-- AIM --
Look through the data below. Pick out the lines holding the string "matplotlib".

-- DATA PROVIDED --
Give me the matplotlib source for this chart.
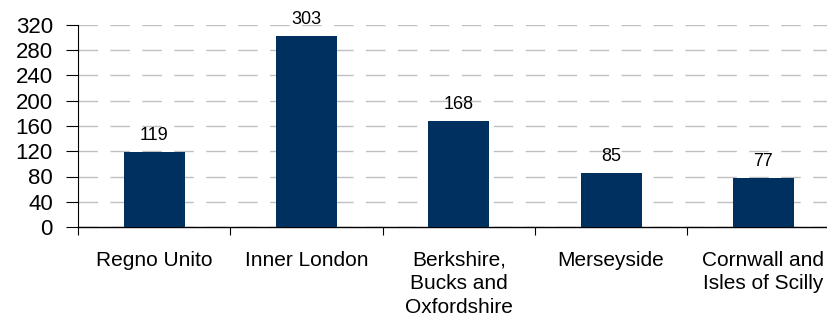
import matplotlib
matplotlib.use('Agg')
import matplotlib.pyplot as plt
import numpy as np

plt.rcParams['font.family'] = ['Liberation Sans', 'DejaVu Sans']

categories = ['Regno Unito', 'Inner London', 'Berkshire,\nBucks and\nOxfordshire',
              'Merseyside', 'Cornwall and\nIsles of Scilly']
values = [119, 303, 168, 85, 77]
yticks = [0, 40, 80, 120, 160, 200, 240, 280, 320]

fig = plt.figure(figsize=(8.28, 3.23), dpi=100)
ax = fig.add_axes([78 / 828, 96 / 323, 761.5 / 828, 202 / 323])

x = np.arange(len(values))
ax.bar(x, values, width=0.4, color='#00305f', zorder=3)
for xi, v in zip(x, values):
    ax.text(xi, v + 13, str(v), ha='center', va='bottom', fontsize=13)

ax.set_xlim(-0.5, len(values) - 0.5)
ax.set_ylim(0, 320)
ax.set_yticks(yticks)
ax.set_yticklabels([str(t) for t in yticks], fontsize=16)
ax.set_xticks(x)
ax.set_xticklabels(categories, fontsize=15, linespacing=1.3)
ax.set_xticks(np.arange(len(values) + 1) - 0.5, minor=True)
ax.tick_params(axis='x', which='major', length=0, pad=17)
ax.tick_params(axis='x', which='minor', length=6, width=0.8, direction='out')
ax.tick_params(axis='y', length=9, width=0.8, direction='out', pad=9)

ax.grid(axis='y', color='#c0c0c0', linestyle=(0, (14, 9)), linewidth=1, zorder=0)
for s in ['top', 'right']:
    ax.spines[s].set_visible(False)
ax.spines['left'].set_linewidth(0.8)
ax.spines['bottom'].set_linewidth(1.0)

fig.savefig('out.png', dpi=100)
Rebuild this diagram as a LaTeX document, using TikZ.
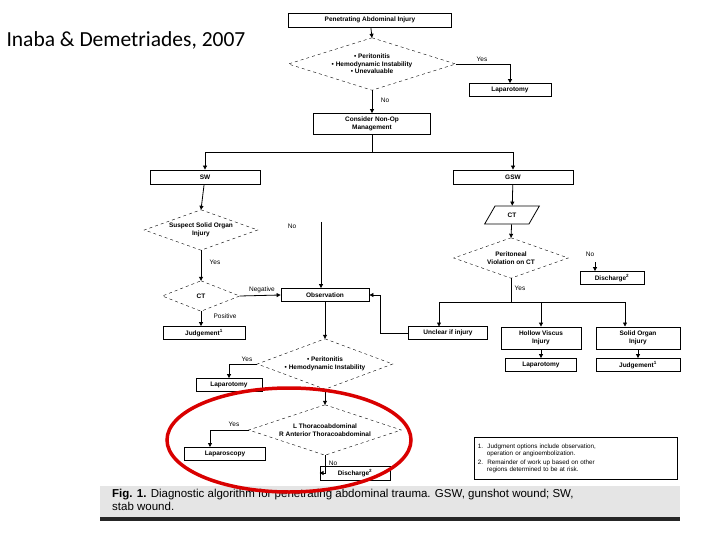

-- ANSWER FOR THIS EXERCISE --
Give me the matplotlib source for this chart.
import matplotlib
matplotlib.use('Agg')
import matplotlib.pyplot as plt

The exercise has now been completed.